If you haven't seen this video yet, you should. Jane Hamsher's put it up at FDL, Dave Johnson's got it up at Our Future, and I've shown it on The Huffington Post. Alan Simpson of Wyoming sounds a lot more like Bart Simpson of Springfield in it - except without the humor. It's worth watching for sheer outrageousness, but remember: Simpson's one of two chairs of a bipartisan commission created by President Obama to study the Federal deficit.
His co-chair, the Democratic "counterweight" to Simpson's radical hostility toward the social safety net, is Erskine Bowles. Bowles was finalizing a deal with New Gingrich to cut Social Security when the Monica Lewinsky scandal derailed their agreement.
Here's what Simpson's comments reveal, besides an irascible personality: That he wants to create a sense of crisis around Social Security, that raiding Social Security to pay for other government expenditures is perfectly fine with him ... even though he's supposedly a "small government" conservative, that he's entered an Orwellian world where cutting Social Security isn't really "cutting" it, and that he'll use absurd rhetorical games to defend his position.
As you watch it, you'll see that Alex Lawson, Simpson's questioner, is well-informed, unfailingly polite, and a nice guy. Simpson, on the other hand, is raving like your drunken right-wing uncle at a Thanksgiving dinner gone wrong. What's he really saying here?
SIMPSON (regarding Social Security): It'll go broke in 2037.
LAWSON: What do you mean by 'broke'? Do you mean the surplus will go out and then it will only be able to pay 75% of its benefits?
SIMPSON: Just listen to me instead of babbling ...
Simpson then goes on to affirm Lawson's statement (without apology, of course.) But he resumes the fearmongering a minute later:
SIMPSON: ... There is not enough in the system by the month ... to pay out what comes in. In other words there is more going out than coming in. That happened 3 or 4 weeks ago.
LAWSON: ... Social Security is separate, though, from the general budget, right? It's totally in the green.
SIMPSON: But it wasn't. Just four weeks ago, there wasn't as much coming in as going out.
LAWSON: Except you're not calculating the interest paid on the bonds, because, if you do include that, it's still in the green this year.
SIMPSON: Well you can go through all the sophistry of babbling that you want to.
LAWSON: It's not sophistry. It's just what the SSA says. So I'm just going on the numbers.
Alex is absolutely right, and Simpson's the one engaging in sophistry - if by "sophistry" you mean, to use Simpson's word, "bulls**t." And it's fascinating to watch Simpson suddenly defend big government expenditures, even when (make that only when) people's own insurance payments - money they've paid to cover their retirement is borrowed and then left unpaid:
LAWSON: ... (W)hat about the $180 billion in surplus that (Social Security) brings in every year?
SIMPSON: There is no surplus in there. It's a bunch of IOUs.
LAWSON: That's what I wanted to actually get at.

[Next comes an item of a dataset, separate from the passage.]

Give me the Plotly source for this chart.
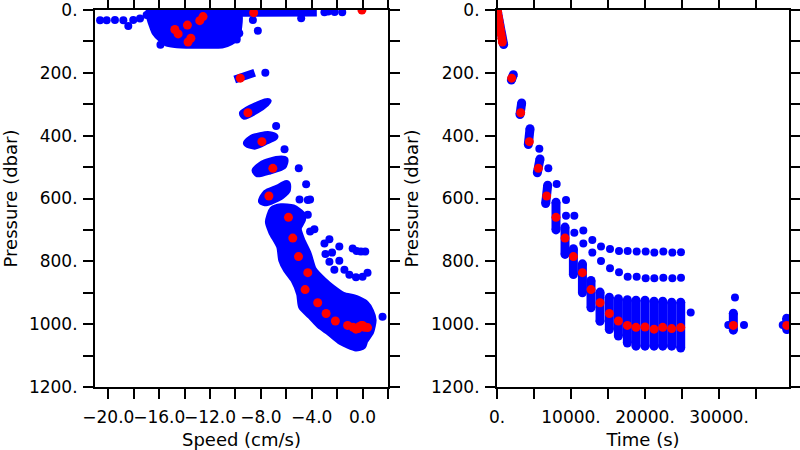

SIMPSON: Listen. Listen. It's 2.5 trillion bucks in IOUs which have been used to build the interstate highway system and all of the things people have enjoyed since it has been setup.
LAWSON: Two wars, tax cuts for the wealthy.
SIMPSON: Whatever, whatever. You pick your crap and I'll pick the real stuff. It has to do with the highway system, it was to run America. And those are IOUs in there. And now there is not enough coming in every month ...
Simpson asserts that Social Security wasn't originally intended to pay for people so far into retirement because life expectancy was low in 1935, when SSI was created. That's true ... but the program's been modified since then to adjust for increased life expectancy. That leads to this whopper:
LAWSON: ---(I)t's my understanding from actually looking at the 1983 commission (which revamped Social Security), they actually started prefunding the retirement of the baby boom by building up that huge surplus.
SIMPSON: They never knew there was a baby boom in '83.
Really? They didn't there was a baby boom ... in 1983?? They didn't know how many babies had been born in the years 1948-1964? Here's the real reason Alan Simpson says outrageously false things like that:
Here's the bottom line. Simpson doesn't want to force the government to pay those bonds back, because it will probably require new taxes to pay for them. The Commission's likely to recommend some new taxes, but the Simpson crowd wants those increases to be a small as possible. Here's an example of that ideology in action:
LAWSON: The government doesn't actually own the bonds, it's the government owing...
SIMPSON: Let me say things in a way so your fans will understand this, so you can go and be a hero. There is not enough in the system ... So, what do they do? They go to that trust fund and say, 'We need the IOUs out of it.' And they say, 'You can have them, but you have to pay for them' ...
Paying for them ... which means more taxes ... is exactly what Simpson and his comrades don't want.
There's more - you can read the entire transcript at Jane's place or read a longer version of this post here. But you get the idea. Alan Simpson isn't just a cranky old man ... he's a cranky old man gunning for the financial security of older Americans.
And we're all going to be older Americans, if we're lucky enough to live that long.